Their plans are impacted by major changes, however, as Samuel Sharpe leads a rebellion of the enslaved in the Baptist War, which saw 60,000 slaves maintain an uprising for 11 days. The rebellion brings tragedy, as Caroline’s brother John Howarth, the owner of the plantation, commits suicide, and Nimrod is blamed for his murder. The plantation overseer Tam Deward kills Nimrod and then is killed himself by July’s mother Kitty. July was the product of the rape of Kitty by Tam. Kitty is then executed for taking her revenge and killing Tam. After this series of deaths, July gives birth to Nimrod’s son, but abandons him because she feels so overwhelmed by the loss of her mother and the birth. “The loss of her mama and that baby boy almost finished that girl,” the older July says of her younger self.
When slavery is abolished and a new overseer, Robert Goodwin, comes to the plantation, July sees a chance to better herself in the world, but more complications arrive.

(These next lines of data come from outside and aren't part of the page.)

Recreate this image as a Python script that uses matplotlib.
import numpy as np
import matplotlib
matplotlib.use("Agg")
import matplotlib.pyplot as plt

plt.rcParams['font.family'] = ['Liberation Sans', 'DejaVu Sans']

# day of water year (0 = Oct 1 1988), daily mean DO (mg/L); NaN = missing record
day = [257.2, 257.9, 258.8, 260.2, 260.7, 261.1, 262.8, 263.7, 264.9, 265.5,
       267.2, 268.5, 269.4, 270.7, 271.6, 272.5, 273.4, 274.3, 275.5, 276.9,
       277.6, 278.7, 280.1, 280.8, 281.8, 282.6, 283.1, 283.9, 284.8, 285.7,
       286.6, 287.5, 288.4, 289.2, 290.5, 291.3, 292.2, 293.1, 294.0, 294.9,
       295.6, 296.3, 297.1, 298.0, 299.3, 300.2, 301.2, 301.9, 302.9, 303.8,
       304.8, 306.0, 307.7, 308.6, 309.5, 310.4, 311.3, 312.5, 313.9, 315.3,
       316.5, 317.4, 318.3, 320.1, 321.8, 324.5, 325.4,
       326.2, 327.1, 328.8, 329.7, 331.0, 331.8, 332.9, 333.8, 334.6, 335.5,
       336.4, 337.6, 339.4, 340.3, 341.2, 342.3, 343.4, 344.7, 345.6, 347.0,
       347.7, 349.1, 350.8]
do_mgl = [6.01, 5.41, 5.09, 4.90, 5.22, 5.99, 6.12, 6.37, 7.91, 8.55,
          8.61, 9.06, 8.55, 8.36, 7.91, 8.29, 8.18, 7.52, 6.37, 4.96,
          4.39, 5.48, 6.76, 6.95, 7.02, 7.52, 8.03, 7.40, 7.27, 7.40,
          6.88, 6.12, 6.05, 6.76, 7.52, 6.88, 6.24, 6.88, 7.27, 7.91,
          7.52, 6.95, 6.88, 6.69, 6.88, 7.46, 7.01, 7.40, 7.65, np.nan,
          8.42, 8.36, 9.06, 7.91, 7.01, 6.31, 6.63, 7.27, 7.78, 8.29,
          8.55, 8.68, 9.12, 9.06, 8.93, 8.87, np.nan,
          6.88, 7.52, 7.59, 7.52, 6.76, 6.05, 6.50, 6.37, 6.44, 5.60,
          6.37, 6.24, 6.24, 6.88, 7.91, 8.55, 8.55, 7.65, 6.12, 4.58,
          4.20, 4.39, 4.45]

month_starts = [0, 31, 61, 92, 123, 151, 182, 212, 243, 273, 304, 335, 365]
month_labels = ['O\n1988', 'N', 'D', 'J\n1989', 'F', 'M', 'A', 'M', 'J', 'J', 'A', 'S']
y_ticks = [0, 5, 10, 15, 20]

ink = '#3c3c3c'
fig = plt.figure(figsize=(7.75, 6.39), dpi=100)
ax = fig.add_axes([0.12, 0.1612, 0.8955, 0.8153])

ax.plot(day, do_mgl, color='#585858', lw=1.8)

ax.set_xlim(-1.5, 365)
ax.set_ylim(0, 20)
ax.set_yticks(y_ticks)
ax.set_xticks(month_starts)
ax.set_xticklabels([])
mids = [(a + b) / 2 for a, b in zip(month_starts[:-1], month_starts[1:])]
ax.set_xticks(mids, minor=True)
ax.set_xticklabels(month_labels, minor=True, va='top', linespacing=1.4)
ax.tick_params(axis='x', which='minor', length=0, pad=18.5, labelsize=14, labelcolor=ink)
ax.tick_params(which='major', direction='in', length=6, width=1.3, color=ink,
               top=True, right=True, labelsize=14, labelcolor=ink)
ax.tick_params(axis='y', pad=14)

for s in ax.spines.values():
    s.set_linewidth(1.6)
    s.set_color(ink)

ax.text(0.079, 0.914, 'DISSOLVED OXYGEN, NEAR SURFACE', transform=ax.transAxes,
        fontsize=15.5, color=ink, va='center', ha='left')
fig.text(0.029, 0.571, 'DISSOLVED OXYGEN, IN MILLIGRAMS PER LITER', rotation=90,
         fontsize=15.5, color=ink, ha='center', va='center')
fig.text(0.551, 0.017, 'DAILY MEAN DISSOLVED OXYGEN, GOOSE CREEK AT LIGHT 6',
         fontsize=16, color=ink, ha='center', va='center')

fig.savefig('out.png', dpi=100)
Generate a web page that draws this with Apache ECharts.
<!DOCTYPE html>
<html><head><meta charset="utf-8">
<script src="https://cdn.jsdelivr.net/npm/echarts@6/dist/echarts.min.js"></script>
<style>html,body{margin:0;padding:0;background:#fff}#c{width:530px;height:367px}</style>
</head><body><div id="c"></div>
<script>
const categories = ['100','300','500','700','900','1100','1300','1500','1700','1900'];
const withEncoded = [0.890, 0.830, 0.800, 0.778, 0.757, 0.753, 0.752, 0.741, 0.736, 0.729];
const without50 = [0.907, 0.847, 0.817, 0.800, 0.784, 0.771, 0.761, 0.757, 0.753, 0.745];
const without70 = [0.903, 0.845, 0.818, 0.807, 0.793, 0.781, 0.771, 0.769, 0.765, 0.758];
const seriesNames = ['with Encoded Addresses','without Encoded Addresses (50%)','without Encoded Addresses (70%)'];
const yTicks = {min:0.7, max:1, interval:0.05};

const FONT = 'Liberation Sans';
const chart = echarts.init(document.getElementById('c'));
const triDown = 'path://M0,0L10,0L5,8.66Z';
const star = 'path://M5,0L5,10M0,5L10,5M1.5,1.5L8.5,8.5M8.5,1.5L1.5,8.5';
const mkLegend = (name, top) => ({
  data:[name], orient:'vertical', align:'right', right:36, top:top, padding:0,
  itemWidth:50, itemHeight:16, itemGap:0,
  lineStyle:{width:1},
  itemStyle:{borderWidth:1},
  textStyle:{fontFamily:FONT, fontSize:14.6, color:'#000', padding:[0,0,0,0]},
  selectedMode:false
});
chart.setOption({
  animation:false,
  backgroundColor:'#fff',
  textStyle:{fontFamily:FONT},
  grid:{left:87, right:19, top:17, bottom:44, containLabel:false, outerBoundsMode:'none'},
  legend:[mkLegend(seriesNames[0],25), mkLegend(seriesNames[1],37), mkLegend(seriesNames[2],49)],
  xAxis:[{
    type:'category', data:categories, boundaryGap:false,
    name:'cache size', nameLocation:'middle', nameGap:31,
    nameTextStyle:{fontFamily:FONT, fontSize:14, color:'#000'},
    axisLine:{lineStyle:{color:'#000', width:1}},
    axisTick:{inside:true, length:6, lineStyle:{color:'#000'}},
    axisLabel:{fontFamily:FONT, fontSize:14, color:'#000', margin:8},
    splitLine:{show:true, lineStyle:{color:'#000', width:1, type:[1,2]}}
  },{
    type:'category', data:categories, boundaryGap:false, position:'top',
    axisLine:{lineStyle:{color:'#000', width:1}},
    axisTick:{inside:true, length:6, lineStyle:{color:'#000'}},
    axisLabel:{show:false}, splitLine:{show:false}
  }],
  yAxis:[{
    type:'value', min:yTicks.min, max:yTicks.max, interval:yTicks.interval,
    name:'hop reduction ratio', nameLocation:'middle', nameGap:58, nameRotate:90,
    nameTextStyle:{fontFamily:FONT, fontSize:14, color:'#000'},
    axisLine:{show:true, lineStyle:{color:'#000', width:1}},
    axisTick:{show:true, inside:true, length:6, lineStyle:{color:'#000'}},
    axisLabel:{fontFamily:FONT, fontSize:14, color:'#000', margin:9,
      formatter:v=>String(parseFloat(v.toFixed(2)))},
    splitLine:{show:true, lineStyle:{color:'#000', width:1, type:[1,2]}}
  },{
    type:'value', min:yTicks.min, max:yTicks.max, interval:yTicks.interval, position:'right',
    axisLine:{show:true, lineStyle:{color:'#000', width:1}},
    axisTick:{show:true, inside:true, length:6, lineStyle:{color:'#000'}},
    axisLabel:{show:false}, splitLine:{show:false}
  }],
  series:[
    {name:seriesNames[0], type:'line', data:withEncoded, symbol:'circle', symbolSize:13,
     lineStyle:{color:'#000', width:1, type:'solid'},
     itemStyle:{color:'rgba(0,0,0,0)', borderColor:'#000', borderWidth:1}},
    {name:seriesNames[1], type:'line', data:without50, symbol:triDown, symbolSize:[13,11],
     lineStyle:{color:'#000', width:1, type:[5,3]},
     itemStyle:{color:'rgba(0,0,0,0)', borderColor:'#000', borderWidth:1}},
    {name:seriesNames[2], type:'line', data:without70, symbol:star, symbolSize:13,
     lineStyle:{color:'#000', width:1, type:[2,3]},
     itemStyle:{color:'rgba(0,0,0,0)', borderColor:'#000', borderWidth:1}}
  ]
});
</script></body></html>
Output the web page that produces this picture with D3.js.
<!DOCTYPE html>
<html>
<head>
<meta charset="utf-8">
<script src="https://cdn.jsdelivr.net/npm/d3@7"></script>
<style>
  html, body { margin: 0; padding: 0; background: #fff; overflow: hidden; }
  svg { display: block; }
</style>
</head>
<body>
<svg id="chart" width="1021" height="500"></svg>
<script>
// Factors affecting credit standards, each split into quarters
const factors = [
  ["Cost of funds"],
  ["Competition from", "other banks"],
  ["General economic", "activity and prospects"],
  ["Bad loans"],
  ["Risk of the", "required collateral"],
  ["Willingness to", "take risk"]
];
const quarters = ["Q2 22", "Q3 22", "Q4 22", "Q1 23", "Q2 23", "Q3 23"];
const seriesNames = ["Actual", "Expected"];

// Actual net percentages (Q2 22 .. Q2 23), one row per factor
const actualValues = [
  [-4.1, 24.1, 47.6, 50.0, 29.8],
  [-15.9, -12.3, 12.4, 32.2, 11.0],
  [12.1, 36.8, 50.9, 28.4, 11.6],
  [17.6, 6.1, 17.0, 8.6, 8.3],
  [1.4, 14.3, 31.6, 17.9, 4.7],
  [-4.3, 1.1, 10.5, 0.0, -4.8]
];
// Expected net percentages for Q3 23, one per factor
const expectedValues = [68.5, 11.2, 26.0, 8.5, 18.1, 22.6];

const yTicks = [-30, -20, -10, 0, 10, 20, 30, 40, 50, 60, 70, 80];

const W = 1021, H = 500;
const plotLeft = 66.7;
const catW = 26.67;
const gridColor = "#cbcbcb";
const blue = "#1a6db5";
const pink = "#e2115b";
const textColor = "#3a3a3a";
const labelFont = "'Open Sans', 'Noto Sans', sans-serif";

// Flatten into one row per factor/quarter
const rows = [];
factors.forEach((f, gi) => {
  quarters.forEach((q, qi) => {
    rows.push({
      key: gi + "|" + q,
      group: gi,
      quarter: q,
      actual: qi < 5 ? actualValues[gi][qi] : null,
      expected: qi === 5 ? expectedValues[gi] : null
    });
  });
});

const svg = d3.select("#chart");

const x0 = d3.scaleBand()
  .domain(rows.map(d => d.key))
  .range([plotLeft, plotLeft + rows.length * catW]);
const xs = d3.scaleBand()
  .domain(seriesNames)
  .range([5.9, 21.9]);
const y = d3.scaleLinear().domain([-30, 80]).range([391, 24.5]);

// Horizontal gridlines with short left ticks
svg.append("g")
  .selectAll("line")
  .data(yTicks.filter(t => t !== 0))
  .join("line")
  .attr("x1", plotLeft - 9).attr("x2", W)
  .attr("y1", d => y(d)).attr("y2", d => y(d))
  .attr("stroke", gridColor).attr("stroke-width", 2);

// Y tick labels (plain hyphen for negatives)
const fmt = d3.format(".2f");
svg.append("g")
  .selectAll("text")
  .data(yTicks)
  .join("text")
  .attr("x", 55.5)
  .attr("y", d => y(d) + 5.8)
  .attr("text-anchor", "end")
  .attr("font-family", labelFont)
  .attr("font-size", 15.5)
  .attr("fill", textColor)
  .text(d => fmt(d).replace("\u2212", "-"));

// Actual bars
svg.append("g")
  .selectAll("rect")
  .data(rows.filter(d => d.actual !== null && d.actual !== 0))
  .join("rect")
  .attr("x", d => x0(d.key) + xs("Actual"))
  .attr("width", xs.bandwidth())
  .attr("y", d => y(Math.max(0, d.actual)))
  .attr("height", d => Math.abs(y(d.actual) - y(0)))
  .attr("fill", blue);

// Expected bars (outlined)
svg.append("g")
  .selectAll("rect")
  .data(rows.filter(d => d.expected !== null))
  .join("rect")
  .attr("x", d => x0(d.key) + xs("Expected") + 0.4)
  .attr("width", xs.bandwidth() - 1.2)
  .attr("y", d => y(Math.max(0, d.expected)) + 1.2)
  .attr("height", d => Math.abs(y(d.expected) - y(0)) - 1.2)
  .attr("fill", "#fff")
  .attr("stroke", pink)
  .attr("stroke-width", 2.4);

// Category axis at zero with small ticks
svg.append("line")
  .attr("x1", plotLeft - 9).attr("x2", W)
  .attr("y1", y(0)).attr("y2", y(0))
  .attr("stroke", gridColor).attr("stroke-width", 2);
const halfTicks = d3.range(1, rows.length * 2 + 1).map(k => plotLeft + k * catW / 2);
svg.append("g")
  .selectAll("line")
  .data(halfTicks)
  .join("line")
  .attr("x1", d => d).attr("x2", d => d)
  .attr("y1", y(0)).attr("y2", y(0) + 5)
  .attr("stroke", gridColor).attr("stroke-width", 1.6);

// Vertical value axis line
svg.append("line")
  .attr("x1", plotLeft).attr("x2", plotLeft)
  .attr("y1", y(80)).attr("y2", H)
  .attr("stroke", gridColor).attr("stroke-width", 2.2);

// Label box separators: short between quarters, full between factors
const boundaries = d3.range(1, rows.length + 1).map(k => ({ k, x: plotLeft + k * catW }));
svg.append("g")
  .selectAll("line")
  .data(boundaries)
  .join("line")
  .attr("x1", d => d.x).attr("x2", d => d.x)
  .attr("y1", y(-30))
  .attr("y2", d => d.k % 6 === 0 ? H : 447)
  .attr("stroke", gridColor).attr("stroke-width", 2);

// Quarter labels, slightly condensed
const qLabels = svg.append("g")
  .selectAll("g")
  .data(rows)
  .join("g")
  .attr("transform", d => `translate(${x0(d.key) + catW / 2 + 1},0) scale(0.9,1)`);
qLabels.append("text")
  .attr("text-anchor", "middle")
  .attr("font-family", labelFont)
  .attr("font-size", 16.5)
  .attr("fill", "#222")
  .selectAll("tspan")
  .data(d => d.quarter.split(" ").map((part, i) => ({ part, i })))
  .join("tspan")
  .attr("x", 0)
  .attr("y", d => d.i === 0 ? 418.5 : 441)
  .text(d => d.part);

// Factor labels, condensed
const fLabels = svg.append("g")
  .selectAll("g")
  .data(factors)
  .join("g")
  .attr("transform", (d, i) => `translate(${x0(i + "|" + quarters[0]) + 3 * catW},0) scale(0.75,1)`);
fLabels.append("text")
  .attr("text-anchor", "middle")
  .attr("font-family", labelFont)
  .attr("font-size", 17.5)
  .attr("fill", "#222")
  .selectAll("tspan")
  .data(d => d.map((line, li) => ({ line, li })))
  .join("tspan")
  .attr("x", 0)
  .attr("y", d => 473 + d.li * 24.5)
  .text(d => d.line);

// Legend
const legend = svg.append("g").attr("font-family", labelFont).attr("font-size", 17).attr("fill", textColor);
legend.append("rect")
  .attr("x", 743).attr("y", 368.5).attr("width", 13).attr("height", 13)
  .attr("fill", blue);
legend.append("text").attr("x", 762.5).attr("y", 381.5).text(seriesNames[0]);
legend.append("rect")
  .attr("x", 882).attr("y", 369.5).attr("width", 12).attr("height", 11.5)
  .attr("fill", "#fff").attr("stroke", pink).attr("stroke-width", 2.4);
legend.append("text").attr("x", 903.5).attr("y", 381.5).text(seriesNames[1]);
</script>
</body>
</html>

Robert begins an affair with July, drawn by the forbidden nature of such a relationship. To remain “respectable,” however, he marries Caroline, and the two women become rivals for his affection. July also feels divided loyalties as her relationship with Robert is threatened when her peers resist orders from him to work long hours to harvest the sugar crop.
According to a review by Chris Byrd in the Catholic Courier, the depiction of the fight against unjust labor conditions undertaken by people who were only recently released from the bondage of slavery is the best elements of the story. As expressed by July in her telling, the “no” of these people was “300 years in coming.”